Though Fort Hood allows the daggers to be used in the Wiccan ceremonies that are held on base, it did not allow the Wiccan followers to do their ritual dancing in the nude, or “skyclad,” as the practice of Wiccan dictates, The Post reported. As long as any faith-based group’s followers do not interfere with military procedures, the Army will help it find an off-base leader and a place to practice its beliefs, Fort Hood spokesman Lt. Col. Ben Santos told The Post.
The Wiccans are part of a proud American tradition, Santos told The Post, proof that “people with different religious beliefs are all working together successfully.”
Weyrich said efforts to expand the boycott will be made by contacting large Christian groups such as Focus on the Family asking them to back the enlistment ban. “If Christians quit enlisting and reenlisting, the Army is going to be in a world of hurt,” Weyrich said.
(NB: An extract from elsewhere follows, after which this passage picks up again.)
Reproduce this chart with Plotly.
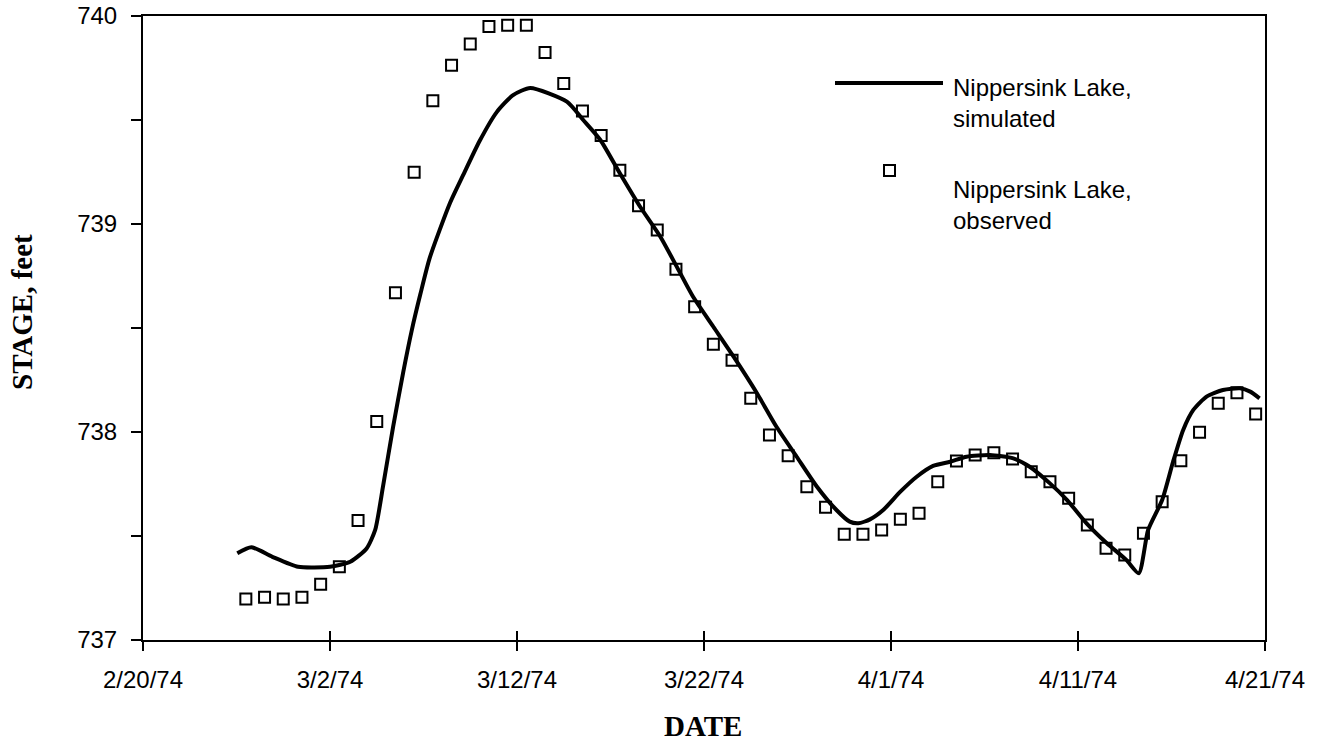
import plotly.graph_objects as go

# Observed daily stages (noon readings)
obs_dates = [
    "1974-02-25 12:00", "1974-02-26 12:00", "1974-02-27 12:00", "1974-02-28 12:00",
    "1974-03-01 12:00", "1974-03-02 12:00", "1974-03-03 12:00", "1974-03-04 12:00",
    "1974-03-05 12:00", "1974-03-06 12:00", "1974-03-07 12:00", "1974-03-08 12:00",
    "1974-03-09 12:00", "1974-03-10 12:00", "1974-03-11 12:00", "1974-03-12 12:00",
    "1974-03-13 12:00", "1974-03-14 12:00", "1974-03-15 12:00", "1974-03-16 12:00",
    "1974-03-17 12:00", "1974-03-18 12:00", "1974-03-19 12:00", "1974-03-20 12:00",
    "1974-03-21 12:00", "1974-03-22 12:00", "1974-03-23 12:00", "1974-03-24 12:00",
    "1974-03-25 12:00", "1974-03-26 12:00", "1974-03-27 12:00", "1974-03-28 12:00",
    "1974-03-29 12:00", "1974-03-30 12:00", "1974-03-31 12:00", "1974-04-01 12:00",
    "1974-04-02 12:00", "1974-04-03 12:00", "1974-04-04 12:00", "1974-04-05 12:00",
    "1974-04-06 12:00", "1974-04-07 12:00", "1974-04-08 12:00", "1974-04-09 12:00",
    "1974-04-10 12:00", "1974-04-11 12:00", "1974-04-12 12:00", "1974-04-13 12:00",
    "1974-04-14 12:00", "1974-04-15 12:00", "1974-04-16 12:00", "1974-04-17 12:00",
    "1974-04-18 12:00", "1974-04-19 12:00", "1974-04-20 12:00",
]
obs_stage = [
    737.197, 737.205, 737.197, 737.205, 737.268, 737.352, 737.575, 738.051,
    738.670, 739.249, 739.593, 739.763, 739.865, 739.949, 739.955, 739.955,
    739.824, 739.675, 739.543, 739.425, 739.258, 739.088, 738.971, 738.782,
    738.602, 738.422, 738.345, 738.162, 737.986, 737.886, 737.737, 737.638,
    737.508, 737.508, 737.529, 737.580, 737.609, 737.761, 737.861, 737.889,
    737.900, 737.870, 737.809, 737.761, 737.681, 737.553, 737.441, 737.409,
    737.513, 737.665, 737.862, 737.999, 738.138, 738.189, 738.087,
]

# Simulated stage
sim_dates = [
    "1974-02-25 01:00", "1974-02-25 19:00", "1974-02-26 22:00", "1974-02-28 07:00",
    "1974-03-02 00:00", "1974-03-03 02:00", "1974-03-03 23:00", "1974-03-04 10:00",
    "1974-03-04 20:00", "1974-03-05 09:00", "1974-03-05 22:00", "1974-03-06 09:00",
    "1974-03-06 20:00", "1974-03-07 08:00", "1974-03-08 10:00", "1974-03-09 03:00",
    "1974-03-10 00:00", "1974-03-10 22:00", "1974-03-11 19:00", "1974-03-12 17:00",
    "1974-03-14 16:00", "1974-03-15 13:00", "1974-03-16 11:00", "1974-03-17 12:00",
    "1974-03-18 14:00", "1974-03-19 16:00", "1974-03-20 13:00", "1974-03-21 10:00",
    "1974-03-22 12:00", "1974-03-23 14:00", "1974-03-24 20:00", "1974-03-25 21:00",
    "1974-03-26 23:00", "1974-03-28 01:00", "1974-03-29 02:00", "1974-03-29 19:00",
    "1974-03-30 06:00", "1974-03-30 21:00", "1974-03-31 14:00", "1974-04-01 12:00",
    "1974-04-02 09:00", "1974-04-03 06:00", "1974-04-04 04:00", "1974-04-05 01:00",
    "1974-04-06 07:00", "1974-04-07 13:00", "1974-04-08 10:00", "1974-04-09 12:00",
    "1974-04-10 10:00", "1974-04-11 11:00", "1974-04-12 13:00", "1974-04-13 14:00",
    "1974-04-14 06:00", "1974-04-14 18:00", "1974-04-15 12:00", "1974-04-16 02:00",
    "1974-04-16 15:00", "1974-04-17 04:00", "1974-04-17 21:00", "1974-04-18 18:00",
    "1974-04-19 16:00", "1974-04-20 05:00", "1974-04-20 17:00",
]
sim_stage = [
    737.417, 737.446, 737.400, 737.352,
    737.352, 737.376, 737.440, 737.529,
    737.737, 738.025, 738.288, 738.490,
    738.663, 738.837, 739.101, 739.236,
    739.399, 739.538, 739.620, 739.654,
    739.588, 739.500, 739.404, 739.244,
    739.083, 738.939, 738.795, 738.650,
    738.506, 738.362, 738.186, 738.025,
    737.881, 737.737, 737.625, 737.569,
    737.561, 737.580, 737.625, 737.713,
    737.785, 737.837, 737.857, 737.881,
    737.889, 737.873, 737.833, 737.753,
    737.673, 737.561, 737.465, 737.385,
    737.321, 737.529, 737.673, 737.857,
    738.010, 738.106, 738.170, 738.202,
    738.210, 738.194, 738.162,
]

x_range = ["1974-02-20", "1974-04-21"]
y_range = [737, 740]
legend_labels = ["Nippersink Lake,<br>simulated", "Nippersink Lake,<br>observed"]
x_title = "DATE"
y_title = "STAGE, feet"

fig = go.Figure()
fig.add_trace(go.Scatter(
    x=sim_dates, y=sim_stage, mode="lines",
    line=dict(color="black", width=4, shape="spline", smoothing=0.6),
    showlegend=False,
))
# observed points sit on an overlay x axis with identical range; that axis
# draws the upper half of the crossing tick marks
fig.add_trace(go.Scatter(
    x=obs_dates, y=obs_stage, mode="markers", xaxis="x2",
    marker=dict(symbol="square-open", size=11, color="black", line=dict(width=2)),
    showlegend=False, cliponaxis=False,
))

tick_font = dict(family="Liberation Sans, Arial, sans-serif", size=24, color="black")
title_font = dict(family="Liberation Serif, Times New Roman, serif", size=29, color="black")

fig.update_layout(
    xaxis=dict(
        range=x_range, type="date",
        tick0="1974-02-20", dtick=864000000, tickformat="%-m/%-d/%y",
        ticks="outside", ticklen=9, tickwidth=1.5, tickcolor="black",
        ticklabelstandoff=8, ticklabeloverflow="allow",
        showline=True, linecolor="black", linewidth=2, mirror=True,
        showgrid=False, zeroline=False, tickfont=tick_font, automargin=False,
    ),
    xaxis2=dict(
        range=x_range, type="date", overlaying="x", side="bottom", anchor="y",
        tick0="1974-02-20", dtick=864000000,
        ticks="inside", ticklen=9, tickwidth=1.5, tickcolor="black",
        showticklabels=False, showline=False, showgrid=False, zeroline=False,
        automargin=False,
    ),
    yaxis=dict(
        range=y_range, dtick=1, tick0=737,
        ticks="outside", ticklen=10, tickwidth=1.5, tickcolor="black",
        minor=dict(dtick=0.5, ticks="outside", ticklen=10, tickwidth=1.5, tickcolor="black"),
        ticklabelstandoff=9, ticklabeloverflow="allow",
        showline=True, linecolor="black", linewidth=2, mirror=True,
        showgrid=False, zeroline=False, tickfont=tick_font, automargin=False,
    ),
)

# helpers: page pixel -> paper coords (plot area x 143..1265, y 16..640)
def px(x):
    return (x - 143) / 1122

def py(y):
    return 1 - (y - 16) / 624

# axis titles
fig.add_annotation(xref="paper", yref="paper", x=px(703), y=py(726),
                   text="<b>" + x_title + "</b>", showarrow=False,
                   xanchor="center", yanchor="middle", font=title_font)
fig.add_annotation(xref="paper", yref="paper", x=px(22), y=py(312),
                   text="<b>" + y_title + "</b>", showarrow=False, textangle=-90,
                   xanchor="center", yanchor="middle", font=title_font)

# legend drawn in paper coordinates
fig.add_shape(type="line", xref="paper", yref="paper",
              x0=px(835), x1=px(943), y0=py(83), y1=py(83),
              line=dict(color="black", width=4))
fig.add_shape(type="rect", xref="paper", yref="paper",
              x0=px(884), x1=px(895), y0=py(176), y1=py(165),
              line=dict(color="black", width=2))
for i, lab in enumerate(legend_labels):
    fig.add_annotation(
        xref="paper", yref="paper",
        x=px(951), y=py([103, 205][i]),
        text=lab, showarrow=False, xanchor="left", yanchor="middle", align="left",
        font=dict(family="Liberation Sans, Arial, sans-serif", size=24, color="black"),
    )

fig.update_layout(
    width=1325, height=743,
    margin=dict(l=143, r=60, t=16, b=103),
    plot_bgcolor="white", paper_bgcolor="white",
)

fig.write_html(
    "out.html",
    config={"displayModeBar": False},
    post_script="document.body.style.margin='0';document.body.style.overflow='hidden';",
)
Allowing the practice of Wicca at Fort Hood is not new — the Army first approved the “Fort Hood Open Circle” as its first Wiccan group two summers ago. But news of the tiny group’s acceptance by the Army brass wasn’t widely known until The Post story June 8. It was then that Weyrich called a meeting at which some 50 people attended, most of them representatives of various Christian and/or conservative groups, to discuss how best to react to the Army’s policy change. The boycott emerged from the meeting.
Weyrich, in the June 9 news release, described the Army’s “official approval of satanism and witchcraft” as “a direct assault on the Christian faith that generations of American soldiers have fought and died for. If the Army wants witches and satanists in its ranks, then it can do it without Christians in those ranks. It’s time for the Christians in this country to put a stop to this kind of nonsense. A Christian recruiting strike will compel the Army to think seriously about what it is doing.”